GIVEN INFORMATION>

/---

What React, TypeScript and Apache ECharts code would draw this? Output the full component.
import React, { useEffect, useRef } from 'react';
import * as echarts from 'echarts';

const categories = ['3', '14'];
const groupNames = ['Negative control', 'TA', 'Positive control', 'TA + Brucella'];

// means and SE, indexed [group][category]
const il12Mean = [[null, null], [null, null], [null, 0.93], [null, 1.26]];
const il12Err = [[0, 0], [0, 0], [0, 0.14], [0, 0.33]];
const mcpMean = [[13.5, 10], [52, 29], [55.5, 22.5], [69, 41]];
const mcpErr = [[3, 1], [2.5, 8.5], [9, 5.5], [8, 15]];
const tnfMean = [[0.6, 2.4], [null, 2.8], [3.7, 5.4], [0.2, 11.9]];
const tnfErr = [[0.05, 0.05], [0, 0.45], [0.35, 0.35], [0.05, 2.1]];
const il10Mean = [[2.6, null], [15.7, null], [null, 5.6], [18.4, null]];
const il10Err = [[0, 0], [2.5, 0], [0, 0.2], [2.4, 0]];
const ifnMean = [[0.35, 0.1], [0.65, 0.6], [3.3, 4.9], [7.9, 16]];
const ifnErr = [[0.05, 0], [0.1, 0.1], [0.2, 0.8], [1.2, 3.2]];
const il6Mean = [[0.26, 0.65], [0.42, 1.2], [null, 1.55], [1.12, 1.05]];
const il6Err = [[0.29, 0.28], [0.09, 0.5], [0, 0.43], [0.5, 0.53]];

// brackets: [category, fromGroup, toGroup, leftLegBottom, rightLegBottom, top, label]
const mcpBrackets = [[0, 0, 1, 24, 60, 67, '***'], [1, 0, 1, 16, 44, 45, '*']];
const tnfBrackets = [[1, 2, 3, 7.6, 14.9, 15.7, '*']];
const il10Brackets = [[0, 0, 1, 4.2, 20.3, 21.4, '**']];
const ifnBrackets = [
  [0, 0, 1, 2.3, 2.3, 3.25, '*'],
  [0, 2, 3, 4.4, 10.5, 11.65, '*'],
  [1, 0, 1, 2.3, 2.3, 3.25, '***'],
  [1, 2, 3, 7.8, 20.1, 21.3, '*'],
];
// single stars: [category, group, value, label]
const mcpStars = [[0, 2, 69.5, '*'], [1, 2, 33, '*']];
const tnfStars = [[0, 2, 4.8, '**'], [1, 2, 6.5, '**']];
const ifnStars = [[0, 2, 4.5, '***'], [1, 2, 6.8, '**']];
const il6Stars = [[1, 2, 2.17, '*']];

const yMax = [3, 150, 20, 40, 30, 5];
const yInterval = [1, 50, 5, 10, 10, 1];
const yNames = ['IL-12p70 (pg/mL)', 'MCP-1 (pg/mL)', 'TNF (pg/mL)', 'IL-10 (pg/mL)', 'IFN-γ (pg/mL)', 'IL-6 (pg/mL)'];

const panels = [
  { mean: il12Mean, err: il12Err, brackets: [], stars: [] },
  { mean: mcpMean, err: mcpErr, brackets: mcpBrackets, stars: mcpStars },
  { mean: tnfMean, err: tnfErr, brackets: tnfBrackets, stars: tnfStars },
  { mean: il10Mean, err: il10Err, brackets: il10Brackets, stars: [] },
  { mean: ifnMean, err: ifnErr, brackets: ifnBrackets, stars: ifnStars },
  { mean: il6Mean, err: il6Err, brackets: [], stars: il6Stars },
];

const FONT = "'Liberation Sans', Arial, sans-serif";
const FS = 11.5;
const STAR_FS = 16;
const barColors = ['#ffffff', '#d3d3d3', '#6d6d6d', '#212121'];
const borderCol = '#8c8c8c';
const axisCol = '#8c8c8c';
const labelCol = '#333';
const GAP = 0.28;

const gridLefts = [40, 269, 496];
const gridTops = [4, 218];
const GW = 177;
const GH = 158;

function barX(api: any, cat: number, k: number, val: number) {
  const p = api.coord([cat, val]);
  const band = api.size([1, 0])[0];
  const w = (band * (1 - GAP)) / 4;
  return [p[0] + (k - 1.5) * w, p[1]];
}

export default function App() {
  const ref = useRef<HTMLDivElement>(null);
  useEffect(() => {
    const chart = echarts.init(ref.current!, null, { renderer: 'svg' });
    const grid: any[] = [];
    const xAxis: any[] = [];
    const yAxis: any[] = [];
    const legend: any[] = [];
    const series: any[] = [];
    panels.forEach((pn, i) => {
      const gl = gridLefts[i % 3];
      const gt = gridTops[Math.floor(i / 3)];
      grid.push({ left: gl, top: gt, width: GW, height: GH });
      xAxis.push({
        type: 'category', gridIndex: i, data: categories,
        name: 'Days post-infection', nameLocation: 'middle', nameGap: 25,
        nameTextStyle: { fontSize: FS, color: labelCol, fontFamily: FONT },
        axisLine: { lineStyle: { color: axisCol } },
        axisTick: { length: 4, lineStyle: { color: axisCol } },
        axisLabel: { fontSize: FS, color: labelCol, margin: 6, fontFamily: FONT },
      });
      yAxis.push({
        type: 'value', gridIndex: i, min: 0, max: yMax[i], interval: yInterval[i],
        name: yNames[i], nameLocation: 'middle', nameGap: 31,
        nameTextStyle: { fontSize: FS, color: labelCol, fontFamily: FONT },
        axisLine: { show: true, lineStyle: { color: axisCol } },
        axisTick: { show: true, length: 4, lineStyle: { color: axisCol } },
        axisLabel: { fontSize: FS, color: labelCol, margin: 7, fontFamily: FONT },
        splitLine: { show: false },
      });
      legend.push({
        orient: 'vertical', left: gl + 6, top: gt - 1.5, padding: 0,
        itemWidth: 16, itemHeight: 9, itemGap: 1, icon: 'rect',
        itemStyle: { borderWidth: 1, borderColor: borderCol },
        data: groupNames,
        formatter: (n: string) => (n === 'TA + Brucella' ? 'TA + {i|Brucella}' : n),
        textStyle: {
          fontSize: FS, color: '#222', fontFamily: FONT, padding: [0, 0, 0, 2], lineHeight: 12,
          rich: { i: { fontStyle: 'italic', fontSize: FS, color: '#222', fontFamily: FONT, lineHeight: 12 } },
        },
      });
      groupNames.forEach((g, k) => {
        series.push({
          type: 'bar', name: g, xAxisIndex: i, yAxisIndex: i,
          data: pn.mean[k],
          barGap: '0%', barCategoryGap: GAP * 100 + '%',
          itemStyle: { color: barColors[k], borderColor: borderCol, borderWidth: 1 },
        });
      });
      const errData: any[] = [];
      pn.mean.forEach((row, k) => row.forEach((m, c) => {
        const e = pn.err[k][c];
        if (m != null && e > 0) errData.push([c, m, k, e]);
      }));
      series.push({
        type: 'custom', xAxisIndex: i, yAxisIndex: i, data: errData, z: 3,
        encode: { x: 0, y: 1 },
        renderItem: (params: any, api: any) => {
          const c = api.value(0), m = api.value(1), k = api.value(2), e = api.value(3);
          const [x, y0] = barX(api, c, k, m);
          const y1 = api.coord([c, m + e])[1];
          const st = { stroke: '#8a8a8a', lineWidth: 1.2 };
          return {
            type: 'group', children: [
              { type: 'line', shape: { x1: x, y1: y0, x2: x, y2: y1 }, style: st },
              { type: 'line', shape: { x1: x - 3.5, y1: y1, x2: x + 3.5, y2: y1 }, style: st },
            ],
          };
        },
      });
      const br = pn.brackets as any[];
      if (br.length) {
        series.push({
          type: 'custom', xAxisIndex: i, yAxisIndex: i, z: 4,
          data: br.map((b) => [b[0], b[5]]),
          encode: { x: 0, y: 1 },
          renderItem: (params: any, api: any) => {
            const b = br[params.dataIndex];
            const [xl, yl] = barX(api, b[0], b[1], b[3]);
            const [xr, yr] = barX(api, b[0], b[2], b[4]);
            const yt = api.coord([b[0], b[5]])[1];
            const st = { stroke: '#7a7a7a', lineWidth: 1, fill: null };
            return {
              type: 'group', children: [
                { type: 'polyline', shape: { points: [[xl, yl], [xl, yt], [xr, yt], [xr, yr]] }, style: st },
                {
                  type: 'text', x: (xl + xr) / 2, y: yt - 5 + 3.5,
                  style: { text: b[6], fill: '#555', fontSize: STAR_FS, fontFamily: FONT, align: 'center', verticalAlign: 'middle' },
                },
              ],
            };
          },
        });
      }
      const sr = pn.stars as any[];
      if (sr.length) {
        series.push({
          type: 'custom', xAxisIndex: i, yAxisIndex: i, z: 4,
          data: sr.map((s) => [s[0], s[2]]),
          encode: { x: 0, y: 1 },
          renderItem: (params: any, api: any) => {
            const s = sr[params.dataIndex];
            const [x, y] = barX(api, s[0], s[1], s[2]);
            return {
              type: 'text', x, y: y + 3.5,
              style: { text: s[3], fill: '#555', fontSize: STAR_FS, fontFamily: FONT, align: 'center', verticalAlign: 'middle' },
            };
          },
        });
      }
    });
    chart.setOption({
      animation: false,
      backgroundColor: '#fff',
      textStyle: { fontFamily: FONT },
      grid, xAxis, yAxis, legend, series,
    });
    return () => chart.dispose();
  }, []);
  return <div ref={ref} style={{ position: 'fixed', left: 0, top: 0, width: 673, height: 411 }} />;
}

\---

REQUIRED TASK> Give only the number of lines in the data that include the string "React".

TASK RESPONSE> 2